Alongside all this artifice, North Adams is encircled by a wild and rugged natural world. It lies at an intersection of several scenic trails, as the Vermont Long Trail, the Appalachian Trail, and the Mohawk Trail all pass within two miles of the town. North Adams’s seclusion, art scene and nature make a trip there a marvellous escape from the stresses of modern life; who ever could have predicted that amid the smoke and machinery of a century ago?
A third of North Adams’s formerly thriving business district has been converted into a vast contemporary art museum, which unfolds through numerous nineteenth century factory buildings connected by courtyards and passageways. It is a wonderfully apt location for the largest contemporary art center in the US, as industrial innovation has been transmuted into a showcase and laboratory for cutting-edge artistic experimentation. This is exhibited across 19 galleries as well as in a theatre, performance courtyards, and workshops.

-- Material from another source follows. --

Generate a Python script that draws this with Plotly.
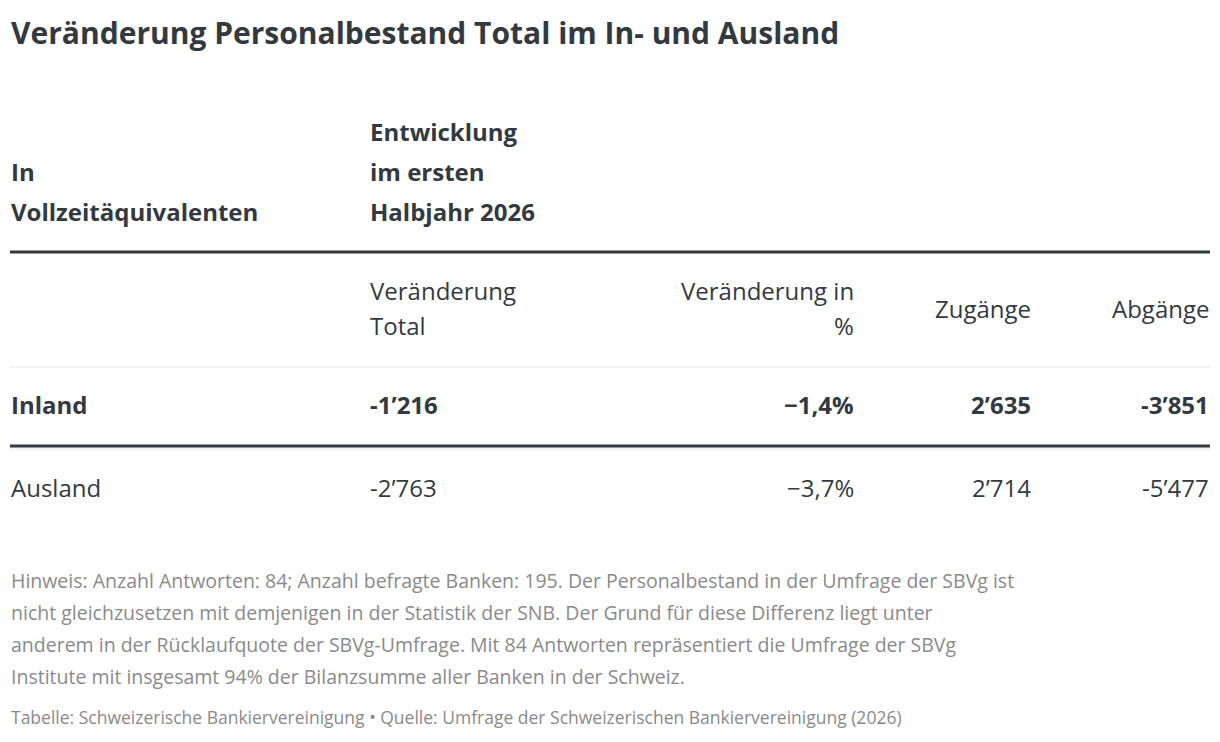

Two great old walking routes overlap and run together past North Adams: the Vermont Long Trail, and the legendary Appalachian Trail. Local enthusiasts claim that the Long Trail is the oldest long distance trail in the United States, and that it provided the inspiration for the Appalachian Trail itself. Whatever the truth of such claims, it is a spectacular route, wandering through wild backcountry toward the Canadian border. North Adams lies just over a mile from the trail, which can be easily reached by a signposted footpath, making the town a great starting or stop-off point.
This verdant park is filled with the sounds of running water and the smells of dense vegetation. But it is the senses of touch and sight that make it unique. A beautiful white marble bridge spans a craggy chasm, and the stream below runs into a deep pool created by the only white marble dam in North America. This marble is naturally formed, and its erosion by the forces of wind, water and mining has created a dramatic landscape of outcrops and caves.
Gramercy, which recently re-located into the MASS MoCA, is easily North Adams’s most famous restaurant. The eclectic cuisine is created from local produce and free-range meat, and the menu changes with the seasons, incorporating whatever is available into delicious and original dishes. The decor is elegant, the ambience relaxed, and the prices are relatively affordable, too.
Just over the road from the MASS MoCA, The Porches is a trendy reflection of the artistic spirit that has replaced manufacturing as the engine of the town’s economy. The hotel’s rooms are located in a row of pretty Victorian houses, renovated from their previously dilapidated state. Accommodation is spacious and stylish if not particularly cheap, and the owners are tuned into the town’s active art scene.